Posted: Tue Oct 17, 2006 5:02 am
by legedza.henry
Hi there,

I have this site as a base url: www.decs.sa.gov.au/barossadistrict

It only has about 20 or so links on it, some are offsite. The following are not being indexed for the reasons as listed

Unwanted prefix http://www.decs.sa.gov.au/docs/files/co ... _Zones.doc

Unwanted prefix http://www.decs.sa.gov.au/decs_search/pages/locs

Unwanted prefix http://www.decs.sa.gov.au/svpst/pages/parents

Unwanted prefix http://www.decs.sa.gov.au/svpst

Unwanted prefix http://www.decs.sa.gov.au/

I have no prefixes entered, Offsite Pages is set to Y, Stay Under is set to No

I would like it to index the pages above but not the whole of the www.decs.sa.gov.au domain.

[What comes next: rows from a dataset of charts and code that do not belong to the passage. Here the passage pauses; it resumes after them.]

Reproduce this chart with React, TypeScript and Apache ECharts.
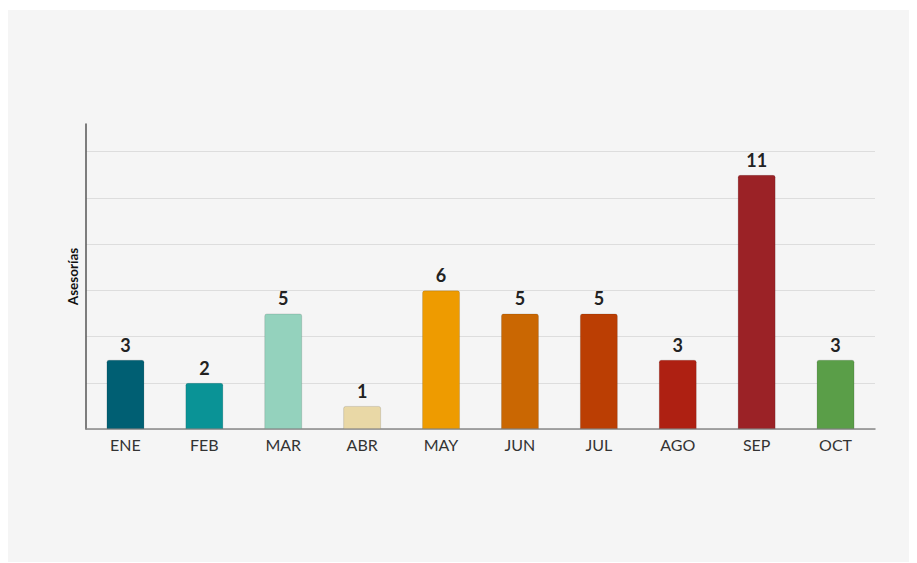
import React, { useEffect, useRef } from "react";
import * as echarts from "echarts";

const months = ["ENE", "FEB", "MAR", "ABR", "MAY", "JUN", "JUL", "AGO", "SEP", "OCT"];
const asesorias = [3, 2, 5, 1, 6, 5, 5, 3, 11, 3];
const barColors = [
  "#005f73",
  "#0a9396",
  "#94d2bd",
  "#e9d8a6",
  "#ee9b00",
  "#ca6702",
  "#bb3e03",
  "#ae2012",
  "#9b2226",
  "#5a9e48",
];
const yAxisName = "Asesorías";

export default function App() {
  const ref = useRef<HTMLDivElement>(null);
  useEffect(() => {
    if (!ref.current) return;
    const chart = echarts.init(ref.current, undefined, { renderer: "svg" });
    chart.setOption({
      animation: false,
      backgroundColor: "#f5f5f5",
      textStyle: { fontFamily: "Lato, 'Noto Sans', sans-serif" },
      grid: { left: 78, right: 38, top: 114, bottom: 133, containLabel: false },
      xAxis: {
        type: "category",
        data: months,
        axisLine: { show: true, lineStyle: { color: "#888", width: 1.5 } },
        axisTick: { show: false },
        axisLabel: { color: "#333", fontSize: 16, margin: 7 },
      },
      yAxis: {
        type: "value",
        min: 0,
        max: 13.2,
        interval: 2,
        name: yAxisName,
        nameLocation: "middle",
        nameGap: 6,
        nameRotate: 90,
        nameTextStyle: { color: "#111", fontSize: 13.5, fontWeight: "bold" },
        axisLine: { show: true, lineStyle: { color: "#555", width: 1.5 } },
        axisTick: { show: false },
        axisLabel: { show: false },
        splitLine: { show: true, showMaxLine: false, lineStyle: { color: "#dddddd", width: 1 } },
      },
      series: [
        {
          type: "bar",
          barWidth: 38,
          data: asesorias.map((v, i) => ({
            value: v,
            itemStyle: {
              color: barColors[i],
              borderColor: "rgba(0,0,0,0.12)",
              borderWidth: 1,
              borderRadius: [2, 2, 0, 0],
            },
          })),
          label: {
            show: true,
            position: "top",
            distance: 6,
            color: "#222",
            fontSize: 18,
            fontWeight: "bold",
          },
        },
      ],
    });
    return () => chart.dispose();
  }, []);
  return (
    <div
      ref={ref}
      style={{ width: 905, height: 552, marginTop: 2 }}
    />
  );
}
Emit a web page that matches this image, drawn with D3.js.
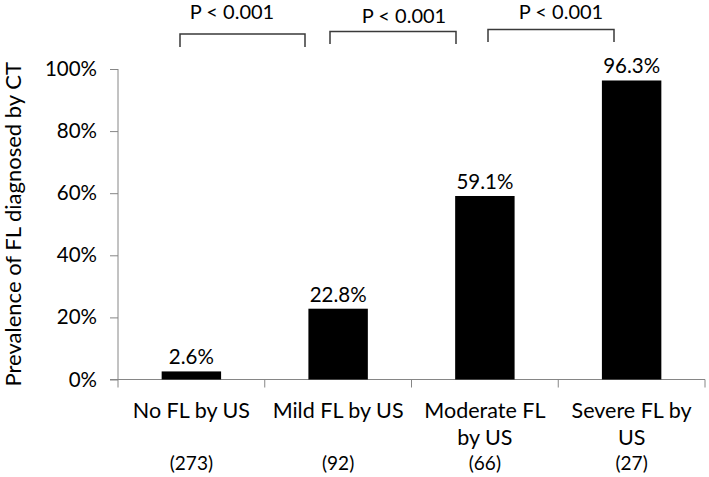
<!DOCTYPE html>
<html><head><meta charset="utf-8">
<script src="https://cdn.jsdelivr.net/npm/d3@7"></script>
<style>body{margin:0;background:#fff}svg{display:block}text{font-family:Lato,"Open Sans",sans-serif;fill:#000}</style>
</head><body><svg id="c" width="709" height="477"></svg>
<script>
const categories = ["No FL by US", "Mild FL by US", "Moderate FL by US", "Severe FL by US"];
const categoryLines = [["No FL by US"], ["Mild FL by US"], ["Moderate FL", "by US"], ["Severe FL by", "US"]];
const counts = ["(273)", "(92)", "(66)", "(27)"];
const values = [2.6, 22.8, 59.1, 96.3];
const yTicks = [0, 20, 40, 60, 80, 100];
const comparisons = [[0, 1, "P < 0.001"], [1, 2, "P < 0.001"], [2, 3, "P < 0.001"]];

const svg = d3.select("#c");
const x = d3.scaleBand().domain(categories).range([118, 705]).paddingInner(0.595).paddingOuter(0.2975);
const band = d3.scaleBand().domain(categories).range([118, 705]);
const y = d3.scaleLinear().domain([0, 100]).range([379.5, 69]);
const axisColor = "#868686";

// y axis
const ya = svg.append("g").attr("transform", "translate(118,0)")
  .call(d3.axisLeft(y).tickValues(yTicks).tickFormat(d => d + "%").tickSize(8).tickPadding(13));
ya.select(".domain").attr("stroke", axisColor).attr("d", `M0,${y(100)}V${y(0)}`);
ya.selectAll(".tick line").attr("stroke", axisColor);
ya.selectAll(".tick text").style("font-size", "20.5px").attr("font-family", "Lato").attr("fill", "#000");

// x axis
const xa = svg.append("g");
xa.append("line").attr("x1", 110).attr("x2", 705).attr("y1", y(0)).attr("y2", y(0)).attr("stroke", axisColor);
const bounds = categories.map(c => band(c)).concat([band(categories[3]) + band.bandwidth()]);
xa.selectAll("line.t").data(bounds).join("line").attr("class", "t")
  .attr("x1", d => d).attr("x2", d => d).attr("y1", y(0)).attr("y2", y(0) + 8).attr("stroke", axisColor);

// bars
svg.selectAll("rect.bar").data(values).join("rect").attr("class", "bar")
  .attr("x", (d, i) => x(categories[i])).attr("width", x.bandwidth())
  .attr("y", d => y(d)).attr("height", d => y(0) - y(d)).attr("fill", "#000");

// value labels
svg.selectAll("text.val").data(values).join("text").attr("class", "val")
  .attr("x", (d, i) => band(categories[i]) + band.bandwidth() / 2)
  .attr("y", d => y(d) - 7).attr("text-anchor", "middle").style("font-size", "20.5px")
  .text(d => d.toFixed(1) + "%");

// category labels
categoryLines.forEach((lines, i) => {
  const cx = band(categories[i]) + band.bandwidth() / 2;
  lines.forEach((l, j) => {
    svg.append("text").attr("x", cx).attr("y", 418 + j * 27).attr("text-anchor", "middle")
      .style("font-size", "21.5px").text(l);
  });
  svg.append("text").attr("x", cx).attr("y", 470).attr("text-anchor", "middle")
    .style("font-size", "19px").text(counts[i]);
});

// y title
svg.append("text").attr("transform", `translate(21,${(y(0) + y(100)) / 2}) rotate(-90)`)
  .attr("text-anchor", "middle").style("font-size", "22px").text("Prevalence of FL diagnosed by CT");

// brackets
const bracketGeom = [
  {x1: 180, x2: 305, top: 34, bot: 47, tx: 232, ty: 19},
  {x1: 330, x2: 456, top: 31.5, bot: 44, tx: 404, ty: 23},
  {x1: 488, x2: 614, top: 29.5, bot: 42, tx: 561, ty: 19}
];
comparisons.forEach((c, i) => {
  const g = bracketGeom[i];
  svg.append("path").attr("d", `M${g.x1},${g.bot}V${g.top}H${g.x2}V${g.bot}`)
    .attr("fill", "none").attr("stroke", "#3a3a3a").attr("stroke-width", 1.5);
  svg.append("text").attr("x", g.tx).attr("y", g.ty).attr("text-anchor", "middle")
    .style("font-size", "20px").text(c[2]);
});
</script></body></html>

Any suggestions as to how I setup Webinator to do this? I have tried all sorts of variations and either get the above result or an index with far more results than I want.

Thanks
Henry

Indexing query

Posted: Tue Oct 17, 2006 1:08 pm
by mark
Not sure why you're getting unwanted prefix if stay under is set to no. But with stay under set to no it is free to walk the entire site. If you have a specific list of files you want perhaps a page file or page url would be the way to go if you don't want to specify them all as base urls with a max depth of 0.

Indexing query

Posted: Tue Oct 17, 2006 7:33 pm
by legedza.henry
Apologies - Stay Under is set to Yes (I was looking at the wrong profile)

If I set it Stay under to No it goes and indexes the entire site which is huge.

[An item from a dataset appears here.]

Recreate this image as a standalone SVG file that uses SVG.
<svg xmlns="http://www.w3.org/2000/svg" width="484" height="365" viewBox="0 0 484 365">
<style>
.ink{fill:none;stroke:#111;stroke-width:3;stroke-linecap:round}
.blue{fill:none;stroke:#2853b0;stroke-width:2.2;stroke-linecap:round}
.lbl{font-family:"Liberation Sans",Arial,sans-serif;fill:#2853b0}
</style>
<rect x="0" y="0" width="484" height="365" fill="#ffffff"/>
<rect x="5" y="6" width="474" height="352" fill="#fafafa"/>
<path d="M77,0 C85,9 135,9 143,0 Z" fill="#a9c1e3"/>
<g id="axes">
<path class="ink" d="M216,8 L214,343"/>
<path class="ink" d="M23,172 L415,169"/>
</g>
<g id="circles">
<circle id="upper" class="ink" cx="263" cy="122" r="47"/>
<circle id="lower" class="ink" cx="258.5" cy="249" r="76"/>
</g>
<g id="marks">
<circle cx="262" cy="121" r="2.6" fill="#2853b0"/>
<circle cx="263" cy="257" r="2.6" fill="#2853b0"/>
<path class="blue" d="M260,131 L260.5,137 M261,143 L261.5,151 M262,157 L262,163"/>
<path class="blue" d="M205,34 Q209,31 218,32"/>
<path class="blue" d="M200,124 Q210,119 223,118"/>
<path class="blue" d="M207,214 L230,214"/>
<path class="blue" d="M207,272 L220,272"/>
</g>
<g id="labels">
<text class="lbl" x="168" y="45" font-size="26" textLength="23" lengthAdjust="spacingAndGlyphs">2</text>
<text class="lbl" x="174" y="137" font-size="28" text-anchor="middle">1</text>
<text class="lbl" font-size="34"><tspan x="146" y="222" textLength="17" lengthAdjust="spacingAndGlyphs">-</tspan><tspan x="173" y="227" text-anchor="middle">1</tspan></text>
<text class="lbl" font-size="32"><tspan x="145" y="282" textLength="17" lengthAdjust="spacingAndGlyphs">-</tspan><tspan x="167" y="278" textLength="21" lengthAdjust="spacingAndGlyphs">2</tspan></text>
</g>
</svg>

I only want it to index those links that emanate from the base url but not the whole of www.decs.sa.gov.au

Indexing query

Posted: Tue Oct 17, 2006 8:58 pm
by John
If you only want the 20 or so links on that page indexed then you may want to set depth 1.

Indexing query

Posted: Tue Oct 17, 2006 9:29 pm
by legedza.henry
Unfortunatelty the 20 or so links aren't on the one page within the base url, they are a couple of levels down.

So if change the depth value to get all of those I also get lots of others from the main www.decs.sa.gov.au site.

Indexing query

Posted: Wed Oct 18, 2006 11:06 am
by mark
Let me see if I follow...
Given base url http://abc/def you want to walk everything having the prefix abc/def and also want to get the individual pages linked by def but aren't under def. For those pages you don't want to follow more links.

You could modify the script slightly to treat the unwanted prefix pages as offsite pages then set off-site pages to y. Where you find <$reason="Unwanted prefix"> change it to <xtree insert $u offsite> .

Indexing query

Posted: Wed Oct 18, 2006 7:54 pm
by legedza.henry
I made the change to the script and the result is now the previously "unwanted prefix" pages are being completely ignored during the index even with Offsite set to Yes

eg all http://abc/def pages being indexed
all completely offsites referenced by abc/def are being indexed

but those sites http://abc or http://abc/lmn or http://abc/rst are not being indexed but also no error is being reported.

Indexing query

Posted: Thu Oct 19, 2006 12:22 pm
by mark
Sorry, $u above should be $olinks .

<xtree insert $olinks offsite>

Indexing query

Posted: Fri Oct 20, 2006 1:51 am
by legedza.henry
Yep, that seems to have doen the trick as well. Thanks.